Jeden Tag werden 140 Mädchen und Frauen Opfer von sexualisierter Gewalt. Fast jeden Tag wird in Deutschland eine Frau getötet, weil sie eine Frau ist.

(Maximilian Kneller [AfD]: Von wem?)

Wir brauchen Prävention, Beratung, Täterarbeit und Weiterbildung bei Polizei und Justiz, keine Ausreden. Ich sage Ihnen: Nicht eine mehr!

(Beifall bei der Linken sowie bei Abgeordneten des BÜNDNISSES 90/DIE GRÜNEN)
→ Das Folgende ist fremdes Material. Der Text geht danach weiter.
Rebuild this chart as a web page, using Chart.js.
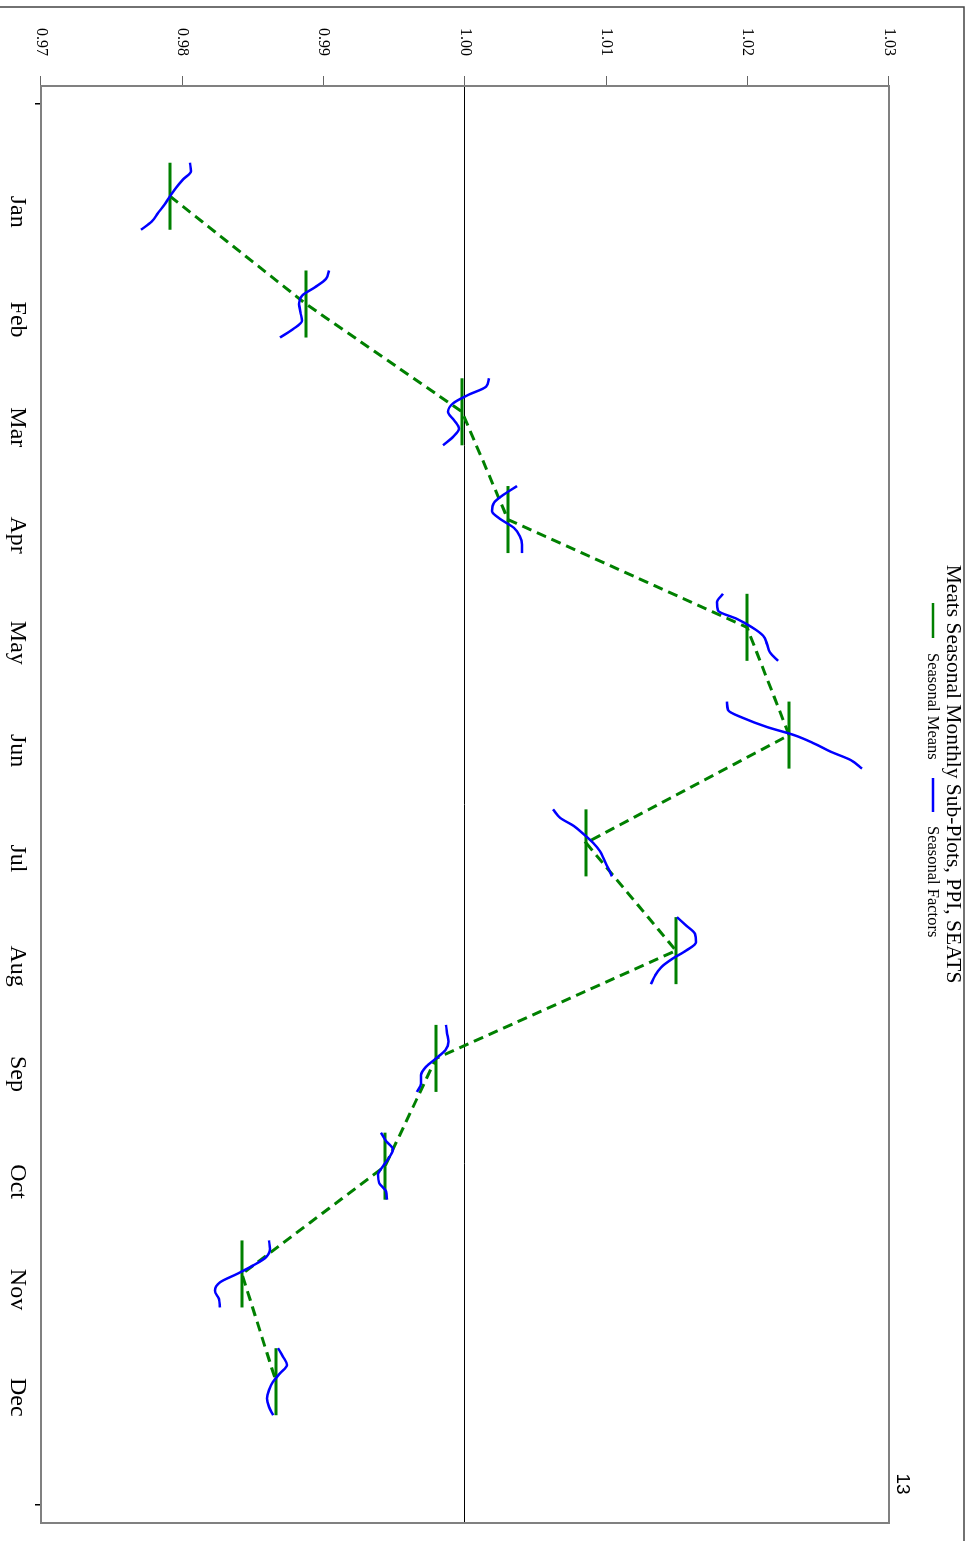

Viertens, zum Abschluss: das Thema Frauengesundheit. Das war der Union in der Opposition wirklich wichtig. Das fand ich richtig gut. Endometriose und Wechseljahre haben es immerhin in den Koalitionsvertrag geschafft, das Lipödem leider nicht. Kostenlose Verhütung wird nur geprüft. Ich übersetze: Wir reden darüber und machen es nicht. – Und Verhütung für Männer? Das war Ihnen dann wohl schon zu fortschrittlich.

Herr Merz, ich weiß, Sie wollten nicht, dass Schwangerschaftsabbrüche ein Wahlkampfthema werden. Aber ich verspreche Ihnen: Wir werden dafür sorgen, dass Sie sich diesem Thema nicht entziehen können. Ich sage es ganz deutlich: § 218 muss weg.
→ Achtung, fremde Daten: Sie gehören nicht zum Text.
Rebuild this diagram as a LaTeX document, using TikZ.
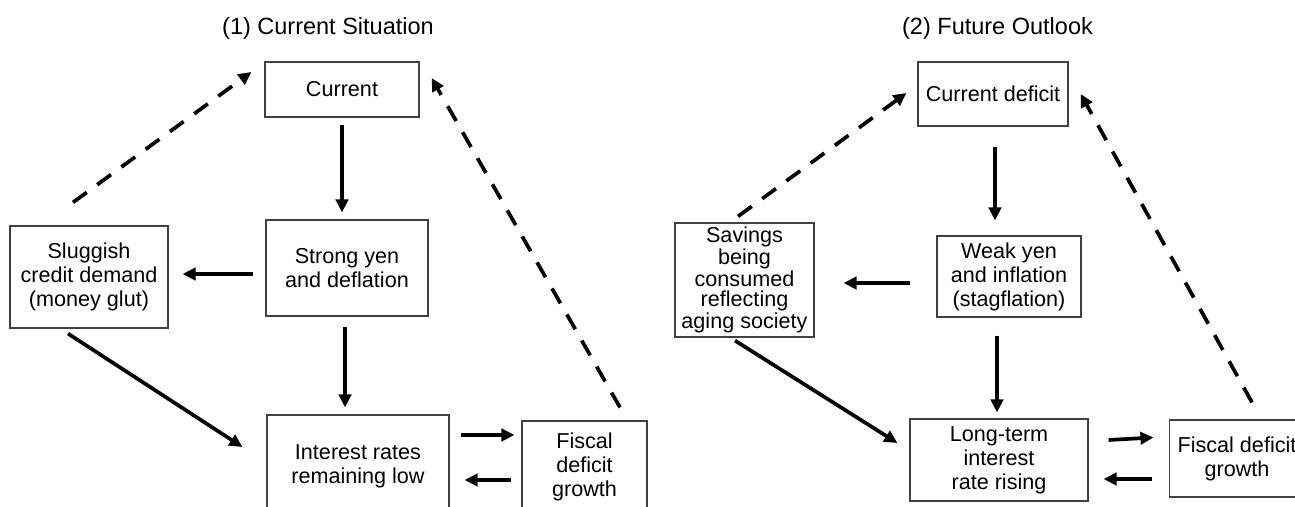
\documentclass[tikz,border=0pt]{standalone}
\usepackage{fontspec}
\setmainfont{Liberation Sans}
\usetikzlibrary{arrows.meta,calc}
\tikzset{
  box/.style={draw=black!75, line width=0.6pt, align=center, inner sep=0pt,
    font=\fontsize{10.8}{12}\selectfont},
  ttl/.style={anchor=base, inner sep=0pt, font=\fontsize{11.75}{14}\selectfont},
  arr/.style={line width=1.85pt, -{Triangle[length=6.5pt,width=6.2pt]}},
  darr/.style={arr, dash pattern=on 8.5pt off 6.5pt},
}
\begin{document}
\begin{tikzpicture}[x=0.5pt,y=-0.5pt]
\useasboundingbox (0,0) rectangle (1295,507);
\clip (0,0) rectangle (1295,507);
% titles
\node[ttl] (t1) at (328,35) {(1) Current Situation};
\node[ttl] (t2) at (997.5,35) {(2) Future Outlook};
% left panel
\node[box, minimum width=77pt, minimum height=27.5pt] (cur) at (342,89.5) {Current};
\node[box, minimum width=81pt, minimum height=48pt] (strong) at (347,268) {Strong yen\\and deflation};
\node[box, minimum width=79pt, minimum height=51pt] (slug) at (89,277) {Sluggish\\credit demand\\(money glut)};
\node[box, minimum width=91pt, minimum height=51pt] (inter) at (358,466) {Interest rates\\remaining low};
\node[box, minimum width=62.5pt, minimum height=46pt] (fisc) at (584.5,467) {Fiscal\\deficit\\growth};
% right panel
\node[box, minimum width=75pt, minimum height=32pt] (curd) at (993,94) {Current deficit};
\node[box, minimum width=72pt, minimum height=40.5pt] (weak) at (1009,276.5) {Weak yen\\and inflation\\(stagflation)};
\node[box, minimum width=69.5pt, minimum height=57pt, font=\fontsize{10.8}{10}\selectfont] (sav) at (744.5,280) {Savings\\being\\consumed\\reflecting\\aging society};
\node[box, minimum width=89pt, minimum height=41pt] (long) at (999,460) {Long-term\\interest\\rate rising};
\node[box, minimum width=67.5pt, minimum height=38.5pt] (fiscr) at (1237,458.5) {Fiscal deficit\\growth};
% left connectors
\draw[arr] ($(cur.south)+(0,7)$) -- ($(strong.north -| cur.south)+(0,-7)$);
\draw[arr] ($(strong.west)+(-12,6)$) -- ($(slug.east)+(14,-3)$);
\draw[arr] ($(strong.south)+(-2,10)$) -- ($(inter.north)+(-13,-7)$);
\draw[arr] ($(slug.south)+(-21,5)$) -- ($(inter.west)+(-24,-19)$);
\draw[arr] ($(inter.east)+(11,-31)$) -- ($(fisc.west)+(-7,-32)$);
\draw[arr] ($(fisc.west)+(-10,13)$) -- ($(inter.east)+(15,14)$);
\draw[darr] ($(fisc.north)+(35.5,-13)$) -- ($(cur.east)+(12,-11.5)$);
\draw[darr] ($(slug.north)+(-16,-23)$) -- ($(cur.west)+(-13,-17.5)$);
% right connectors
\draw[arr] ($(curd.south)+(2,20)$) -- ($(weak.north)+(-14,-15)$);
\draw[arr] ($(weak.west)+(-26,6.5)$) -- ($(sav.east)+(29,3)$);
\draw[arr] ($(weak.south)+(-12,18)$) -- ($(long.north)+(-2,-6)$);
\draw[arr] ($(sav.south)+(-9.5,3)$) -- ($(long.west)+(-12,-17)$);
\draw[arr] ($(long.east)+(20,-20)$) -- ($(fiscr.west)+(-15.5,-21)$);
\draw[arr] ($(fiscr.west)+(-17,20.5)$) -- ($(long.east)+(15,19)$);
\draw[darr] ($(fiscr.north)+(15,-17)$) -- ($(curd.east)+(12,0)$);
\draw[darr] ($(sav.north)+(-6.5,-6)$) -- ($(curd.west)+(-11,-1)$);
\end{tikzpicture}
\end{document}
(Beifall bei der Linken sowie bei Abgeordneten des BÜNDNISSES 90/DIE GRÜNEN und der Abg. Rasha Nasr [SPD])

Ich komme zum Schluss. – Es bleibt mir nichts anderes übrig, als zu sagen: Wir werden hier in den nächsten vier Jahren richtig viel Spaß miteinander haben.